There is no doubt about it. Timothy has been sent to remind them of the pattern of the apostle.
Be near to the apostles in your attitude – not praising people, not building over-elaborate homes which devour all your concentration and energy, not thinking along earthly lines, but spreading the gospel. Seek to be more sanctified; strive and hunger and thirst after righteousness; never be satisfied with what you have achieved already; be reasonable and mature in all your judgements. That is what the passage is about. Our aims are to improve, to win souls, to pray and intercede more, to love Christ and walk with him.
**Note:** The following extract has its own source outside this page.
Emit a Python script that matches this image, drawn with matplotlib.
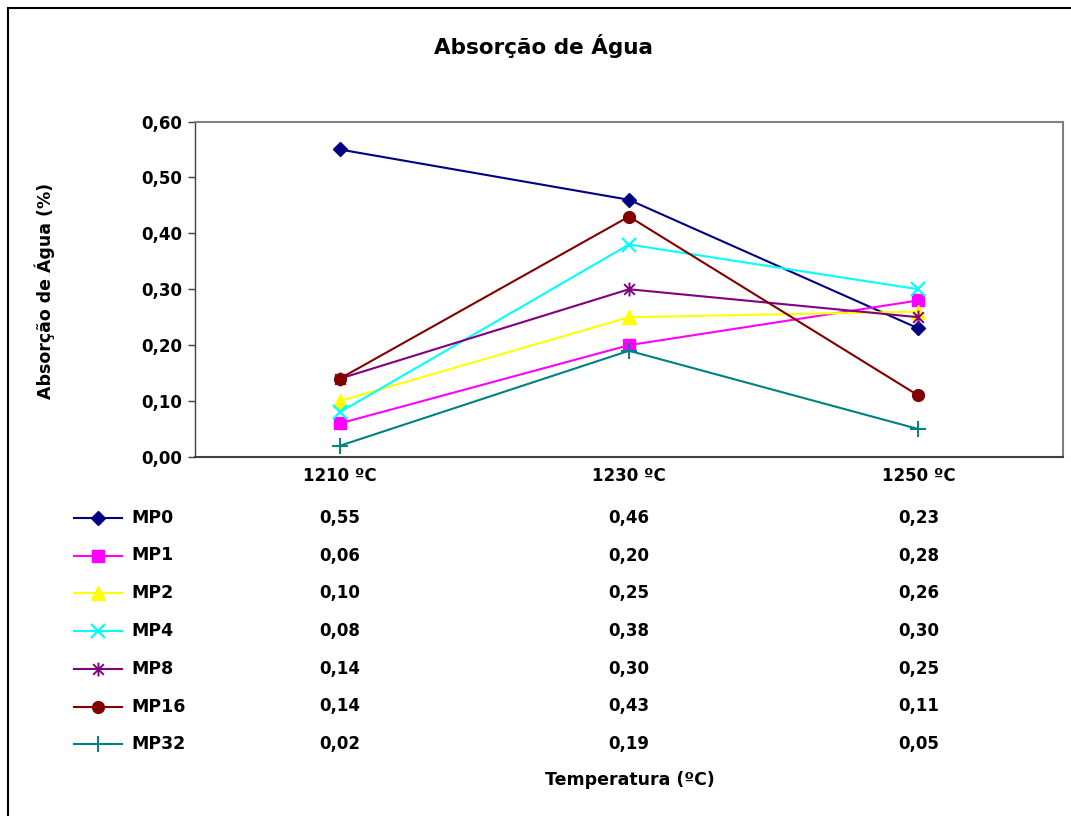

I remember some years ago spending an afternoon arguing with a very well-known minister in the United States. What we were discussing, spiritedly, was the whole issue of worship: how to worship. This brother, who is a Reformed teacher had begun to adopt some of the contemporary Christian worship songs. I was pointing out the Scriptures and the standards which were against that, and he would not accept that the Scripture had anything to say about the manner of worship, and the content of worship. It was all a matter of taste, a matter of generational preference to him. I pointed out to this brother that on that basis, his worship would get more and more like the entertainment of the world. ‘Oh no, we shall hold things; we shall just take what we think is usable and we shall hold it there.’ Well thirty years later they have completely failed to hold it there, because they did not accept that there were Scriptural standards, a blueprint, a pattern, and they adopted things that were of the world. It went wild and now it is unrecognisable compared with what they were doing thirty years ago. So there is a pattern church and it is the solution to so many problems in the church.
You mean to say, someone will think, that Paul was never wrong? What about Acts 15:36? ‘And some days after Paul said unto Barnabas,’ – they were at Antioch, reporting back after the first missionary journey – ‘, Let us go again and visit our brethren in every city where we have preached the word of the Lord, and see how they do. And Barnabas determined to take with them John, whose surname was Mark.’ This is Mark of Mark's Gospel, acting as secretary to the apostle Peter in the writing of Marks Gospel. ‘But Paul’, verse 38, ‘thought not good to take him with them, who departed from them from Pamphylia, and went not with them to the work.’ Well Mark was young and he had deserted the mission. He was frightened. Verse 39,’ And the contention was so sharp between them [Paul and Barnabas], that they departed asunder one from the other: and so Barnabas took Mark, and sailed unto Cyprus, And Paul chose Silas, and departed, being recommended by the brethren unto the grace of God.’ So the membership of the sending church at Antioch undoubtedly thought Paul was right, and they confirmed his decision to take a new assistant apostle with him. And Barnabas from that moment on, disappears from the record of the New Testament. He was a godly man, and a fine preacher and worker, but never again did he have an appointment from God as celebrated as being a companion of the apostle Paul. It was a great shame. Mark was his nephew. He was determined that Mark should go with them, but Mark had failed and had not proved reliable. Who was right? Barnabas, the son of consolation, a man so gentle and so kind – that is true of him – or the apostle Paul? Well there is no doubt about it, the apostle Paul was right. He must be right, because inspired Scripture through his own word repeatedly says, ‘Be ye close, close followers of me.’ He was sent by God to give the pattern, and so we know when we appoint to any duty that demands tenacity, and faithfulness and responsibility, to make sure that we send a proven person. It is one of the principles of running the church. But today there are many evangelical Christians in their commentaries come down on the side Barnabas, and they say Barnabas was right, and they little realise that by so saying they make the Scripture contradict itself, and they tear away from the apostle Paul his divinely given function: to set an exact pattern for everything in the church.